* What needs to be done
Below are entries; repeat exactly, and nothing else, the lines from the one holding "Rebuild this chart" through the one holding "const last = actualDates.length - 1;", inclusive. Leave the pictures out.

Code that draws figures:
#####

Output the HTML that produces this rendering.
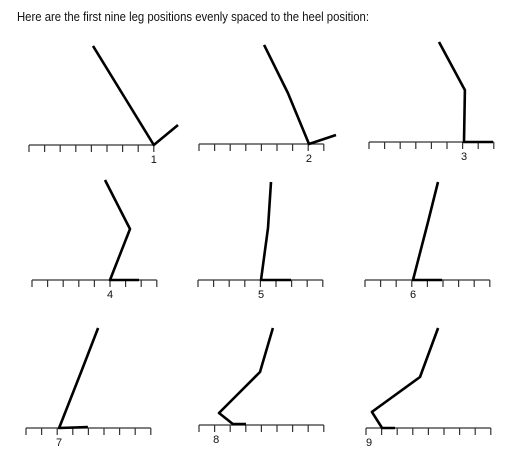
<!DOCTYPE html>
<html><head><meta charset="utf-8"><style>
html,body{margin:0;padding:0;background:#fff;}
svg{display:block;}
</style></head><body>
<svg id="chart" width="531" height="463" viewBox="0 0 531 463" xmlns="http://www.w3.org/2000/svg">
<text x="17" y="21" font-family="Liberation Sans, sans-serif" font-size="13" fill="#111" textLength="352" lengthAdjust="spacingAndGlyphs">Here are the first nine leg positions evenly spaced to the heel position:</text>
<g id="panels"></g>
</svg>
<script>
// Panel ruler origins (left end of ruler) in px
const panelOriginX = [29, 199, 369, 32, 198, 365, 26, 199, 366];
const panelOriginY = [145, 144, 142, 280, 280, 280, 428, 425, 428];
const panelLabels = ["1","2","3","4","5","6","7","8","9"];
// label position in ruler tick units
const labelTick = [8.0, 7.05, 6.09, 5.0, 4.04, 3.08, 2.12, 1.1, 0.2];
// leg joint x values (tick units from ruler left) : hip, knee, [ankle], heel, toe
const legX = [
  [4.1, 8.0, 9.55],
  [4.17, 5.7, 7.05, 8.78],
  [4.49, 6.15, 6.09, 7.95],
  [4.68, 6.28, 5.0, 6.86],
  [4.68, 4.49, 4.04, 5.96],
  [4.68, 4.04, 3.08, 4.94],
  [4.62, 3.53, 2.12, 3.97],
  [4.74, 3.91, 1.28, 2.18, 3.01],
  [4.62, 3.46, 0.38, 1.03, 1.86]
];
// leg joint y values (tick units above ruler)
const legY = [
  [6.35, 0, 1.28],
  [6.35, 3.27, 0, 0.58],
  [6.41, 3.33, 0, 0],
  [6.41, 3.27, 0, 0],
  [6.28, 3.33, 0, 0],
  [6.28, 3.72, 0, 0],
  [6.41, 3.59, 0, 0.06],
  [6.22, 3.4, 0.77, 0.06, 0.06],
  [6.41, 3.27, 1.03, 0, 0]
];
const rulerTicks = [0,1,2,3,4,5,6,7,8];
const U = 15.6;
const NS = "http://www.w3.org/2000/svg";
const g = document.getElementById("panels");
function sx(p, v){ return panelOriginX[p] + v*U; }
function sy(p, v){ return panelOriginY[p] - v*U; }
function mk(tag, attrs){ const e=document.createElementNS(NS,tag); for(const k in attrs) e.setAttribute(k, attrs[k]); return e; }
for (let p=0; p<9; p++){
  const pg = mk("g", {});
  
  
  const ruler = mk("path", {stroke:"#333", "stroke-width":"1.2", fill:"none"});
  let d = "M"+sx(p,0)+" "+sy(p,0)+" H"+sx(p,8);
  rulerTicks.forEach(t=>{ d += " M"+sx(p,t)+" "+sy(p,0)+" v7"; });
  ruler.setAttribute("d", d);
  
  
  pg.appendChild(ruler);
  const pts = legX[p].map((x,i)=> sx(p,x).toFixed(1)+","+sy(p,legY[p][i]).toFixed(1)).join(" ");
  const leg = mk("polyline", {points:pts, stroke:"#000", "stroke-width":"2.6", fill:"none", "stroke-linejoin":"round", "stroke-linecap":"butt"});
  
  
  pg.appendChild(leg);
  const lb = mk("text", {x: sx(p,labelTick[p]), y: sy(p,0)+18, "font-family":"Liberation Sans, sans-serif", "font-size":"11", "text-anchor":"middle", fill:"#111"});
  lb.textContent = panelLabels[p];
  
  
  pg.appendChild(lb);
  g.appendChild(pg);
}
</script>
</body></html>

#####

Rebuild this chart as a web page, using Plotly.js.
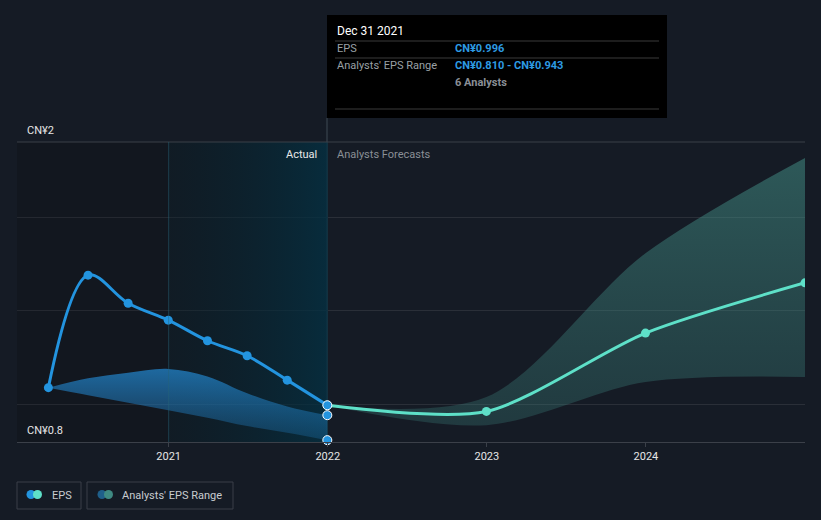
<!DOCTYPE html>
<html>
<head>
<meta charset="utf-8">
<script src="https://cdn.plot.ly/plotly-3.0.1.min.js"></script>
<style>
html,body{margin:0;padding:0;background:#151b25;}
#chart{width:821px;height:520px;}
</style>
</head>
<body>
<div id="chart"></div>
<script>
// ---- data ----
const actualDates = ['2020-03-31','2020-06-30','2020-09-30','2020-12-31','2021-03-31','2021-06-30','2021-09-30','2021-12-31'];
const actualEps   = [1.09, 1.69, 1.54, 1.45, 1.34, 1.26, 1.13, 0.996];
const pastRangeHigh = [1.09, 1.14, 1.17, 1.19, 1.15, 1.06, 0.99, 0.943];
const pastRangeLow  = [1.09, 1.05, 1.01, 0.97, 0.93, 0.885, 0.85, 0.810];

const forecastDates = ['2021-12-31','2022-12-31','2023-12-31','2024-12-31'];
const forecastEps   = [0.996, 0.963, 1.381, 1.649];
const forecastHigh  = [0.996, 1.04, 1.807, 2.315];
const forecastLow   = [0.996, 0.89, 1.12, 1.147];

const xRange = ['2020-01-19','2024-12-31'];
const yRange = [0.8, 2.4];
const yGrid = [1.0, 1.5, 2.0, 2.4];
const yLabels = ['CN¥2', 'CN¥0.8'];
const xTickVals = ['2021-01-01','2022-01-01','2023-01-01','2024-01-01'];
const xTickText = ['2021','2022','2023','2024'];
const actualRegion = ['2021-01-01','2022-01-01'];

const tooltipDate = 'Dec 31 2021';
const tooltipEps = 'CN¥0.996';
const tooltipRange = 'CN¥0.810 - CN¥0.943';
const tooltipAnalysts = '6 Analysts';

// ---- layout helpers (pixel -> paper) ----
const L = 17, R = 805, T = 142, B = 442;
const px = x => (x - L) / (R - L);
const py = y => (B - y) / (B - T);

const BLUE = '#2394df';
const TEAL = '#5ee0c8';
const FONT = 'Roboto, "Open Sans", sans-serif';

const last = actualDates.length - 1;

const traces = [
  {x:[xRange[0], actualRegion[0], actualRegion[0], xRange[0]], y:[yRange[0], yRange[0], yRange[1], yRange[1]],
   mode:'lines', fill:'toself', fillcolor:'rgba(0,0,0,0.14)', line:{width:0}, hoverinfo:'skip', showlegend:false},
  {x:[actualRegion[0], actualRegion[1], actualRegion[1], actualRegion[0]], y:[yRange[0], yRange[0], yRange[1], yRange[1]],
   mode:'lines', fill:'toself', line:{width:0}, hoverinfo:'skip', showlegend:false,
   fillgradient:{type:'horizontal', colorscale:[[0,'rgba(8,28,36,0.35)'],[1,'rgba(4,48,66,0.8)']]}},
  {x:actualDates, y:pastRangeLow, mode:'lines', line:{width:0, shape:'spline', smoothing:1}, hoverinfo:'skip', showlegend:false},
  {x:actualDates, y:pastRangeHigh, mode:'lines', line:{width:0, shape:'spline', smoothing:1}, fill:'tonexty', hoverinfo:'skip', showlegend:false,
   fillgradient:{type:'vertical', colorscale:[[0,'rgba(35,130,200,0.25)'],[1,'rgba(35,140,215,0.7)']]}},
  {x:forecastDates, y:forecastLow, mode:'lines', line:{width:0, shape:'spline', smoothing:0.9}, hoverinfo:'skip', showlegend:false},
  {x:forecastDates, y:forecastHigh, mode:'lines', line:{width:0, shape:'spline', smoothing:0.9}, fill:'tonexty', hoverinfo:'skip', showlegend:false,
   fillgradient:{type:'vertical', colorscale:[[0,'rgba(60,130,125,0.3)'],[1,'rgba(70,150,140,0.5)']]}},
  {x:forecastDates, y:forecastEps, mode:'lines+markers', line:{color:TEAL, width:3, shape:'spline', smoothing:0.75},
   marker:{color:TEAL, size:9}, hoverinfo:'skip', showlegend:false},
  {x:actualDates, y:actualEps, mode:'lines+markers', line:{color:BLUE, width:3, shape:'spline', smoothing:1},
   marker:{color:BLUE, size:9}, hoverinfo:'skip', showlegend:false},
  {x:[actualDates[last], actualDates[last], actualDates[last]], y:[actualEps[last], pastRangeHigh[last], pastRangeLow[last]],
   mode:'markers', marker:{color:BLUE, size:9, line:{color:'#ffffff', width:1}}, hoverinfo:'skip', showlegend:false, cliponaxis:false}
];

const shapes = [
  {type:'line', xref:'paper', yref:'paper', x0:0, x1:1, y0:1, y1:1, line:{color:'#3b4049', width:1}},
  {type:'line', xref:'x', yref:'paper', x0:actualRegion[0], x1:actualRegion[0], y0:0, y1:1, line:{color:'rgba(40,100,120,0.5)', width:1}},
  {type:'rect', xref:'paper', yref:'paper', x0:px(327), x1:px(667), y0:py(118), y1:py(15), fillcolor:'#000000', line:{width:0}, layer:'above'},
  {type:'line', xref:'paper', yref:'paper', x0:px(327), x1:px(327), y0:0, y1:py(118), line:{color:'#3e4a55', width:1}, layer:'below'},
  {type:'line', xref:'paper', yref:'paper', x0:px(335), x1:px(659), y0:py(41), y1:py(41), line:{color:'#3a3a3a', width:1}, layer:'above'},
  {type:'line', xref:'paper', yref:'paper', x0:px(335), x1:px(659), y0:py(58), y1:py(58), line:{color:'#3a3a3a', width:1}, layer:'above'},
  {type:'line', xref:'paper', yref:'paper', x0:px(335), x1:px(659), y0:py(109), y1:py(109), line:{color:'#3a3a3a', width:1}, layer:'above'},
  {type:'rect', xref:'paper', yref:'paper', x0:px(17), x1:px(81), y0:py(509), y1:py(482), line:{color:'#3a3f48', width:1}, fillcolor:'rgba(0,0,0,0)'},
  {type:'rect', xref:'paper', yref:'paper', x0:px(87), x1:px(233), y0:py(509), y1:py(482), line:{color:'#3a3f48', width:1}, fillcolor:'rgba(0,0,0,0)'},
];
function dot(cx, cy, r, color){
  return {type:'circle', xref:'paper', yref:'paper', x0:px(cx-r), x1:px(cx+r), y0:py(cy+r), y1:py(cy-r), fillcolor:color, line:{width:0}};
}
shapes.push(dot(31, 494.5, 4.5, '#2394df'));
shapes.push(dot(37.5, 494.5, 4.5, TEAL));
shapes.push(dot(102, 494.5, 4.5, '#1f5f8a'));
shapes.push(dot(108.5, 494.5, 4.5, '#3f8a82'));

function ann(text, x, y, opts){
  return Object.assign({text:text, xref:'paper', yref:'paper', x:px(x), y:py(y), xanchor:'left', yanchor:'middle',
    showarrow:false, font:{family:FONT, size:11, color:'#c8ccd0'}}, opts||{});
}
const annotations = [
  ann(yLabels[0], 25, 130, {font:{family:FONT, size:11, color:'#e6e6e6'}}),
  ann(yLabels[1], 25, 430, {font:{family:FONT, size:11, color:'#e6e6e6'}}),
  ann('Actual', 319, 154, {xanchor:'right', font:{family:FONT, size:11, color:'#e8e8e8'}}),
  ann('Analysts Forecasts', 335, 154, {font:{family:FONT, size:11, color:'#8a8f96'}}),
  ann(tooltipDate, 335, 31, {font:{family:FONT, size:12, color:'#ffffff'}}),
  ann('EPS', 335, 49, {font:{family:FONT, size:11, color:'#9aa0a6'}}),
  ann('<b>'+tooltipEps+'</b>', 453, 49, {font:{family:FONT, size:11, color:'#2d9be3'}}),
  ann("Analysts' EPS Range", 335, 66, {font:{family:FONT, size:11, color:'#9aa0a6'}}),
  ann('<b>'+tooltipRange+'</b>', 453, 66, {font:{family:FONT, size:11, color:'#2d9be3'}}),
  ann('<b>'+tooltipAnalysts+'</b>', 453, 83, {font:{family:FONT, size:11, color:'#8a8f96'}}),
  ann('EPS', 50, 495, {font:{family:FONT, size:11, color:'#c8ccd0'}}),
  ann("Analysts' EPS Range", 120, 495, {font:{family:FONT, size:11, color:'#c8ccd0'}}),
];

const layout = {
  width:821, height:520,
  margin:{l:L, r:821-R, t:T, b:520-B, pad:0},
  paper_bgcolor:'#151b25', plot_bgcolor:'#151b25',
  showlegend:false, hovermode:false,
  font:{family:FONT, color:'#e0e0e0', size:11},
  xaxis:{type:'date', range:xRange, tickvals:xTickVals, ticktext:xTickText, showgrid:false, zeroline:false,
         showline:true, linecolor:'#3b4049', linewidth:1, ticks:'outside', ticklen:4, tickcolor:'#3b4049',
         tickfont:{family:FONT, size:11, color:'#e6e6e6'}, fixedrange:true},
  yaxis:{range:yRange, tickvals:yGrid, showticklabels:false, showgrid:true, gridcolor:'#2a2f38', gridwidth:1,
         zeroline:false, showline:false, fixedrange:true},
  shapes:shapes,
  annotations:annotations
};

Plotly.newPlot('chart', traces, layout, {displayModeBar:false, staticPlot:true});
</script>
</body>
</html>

#####

* Response below
Rebuild this chart as a web page, using Plotly.js.
<!DOCTYPE html>
<html>
<head>
<meta charset="utf-8">
<script src="https://cdn.plot.ly/plotly-3.0.1.min.js"></script>
<style>
html,body{margin:0;padding:0;background:#151b25;}
#chart{width:821px;height:520px;}
</style>
</head>
<body>
<div id="chart"></div>
<script>
// ---- data ----
const actualDates = ['2020-03-31','2020-06-30','2020-09-30','2020-12-31','2021-03-31','2021-06-30','2021-09-30','2021-12-31'];
const actualEps   = [1.09, 1.69, 1.54, 1.45, 1.34, 1.26, 1.13, 0.996];
const pastRangeHigh = [1.09, 1.14, 1.17, 1.19, 1.15, 1.06, 0.99, 0.943];
const pastRangeLow  = [1.09, 1.05, 1.01, 0.97, 0.93, 0.885, 0.85, 0.810];

const forecastDates = ['2021-12-31','2022-12-31','2023-12-31','2024-12-31'];
const forecastEps   = [0.996, 0.963, 1.381, 1.649];
const forecastHigh  = [0.996, 1.04, 1.807, 2.315];
const forecastLow   = [0.996, 0.89, 1.12, 1.147];

const xRange = ['2020-01-19','2024-12-31'];
const yRange = [0.8, 2.4];
const yGrid = [1.0, 1.5, 2.0, 2.4];
const yLabels = ['CN¥2', 'CN¥0.8'];
const xTickVals = ['2021-01-01','2022-01-01','2023-01-01','2024-01-01'];
const xTickText = ['2021','2022','2023','2024'];
const actualRegion = ['2021-01-01','2022-01-01'];

const tooltipDate = 'Dec 31 2021';
const tooltipEps = 'CN¥0.996';
const tooltipRange = 'CN¥0.810 - CN¥0.943';
const tooltipAnalysts = '6 Analysts';

// ---- layout helpers (pixel -> paper) ----
const L = 17, R = 805, T = 142, B = 442;
const px = x => (x - L) / (R - L);
const py = y => (B - y) / (B - T);

const BLUE = '#2394df';
const TEAL = '#5ee0c8';
const FONT = 'Roboto, "Open Sans", sans-serif';

const last = actualDates.length - 1;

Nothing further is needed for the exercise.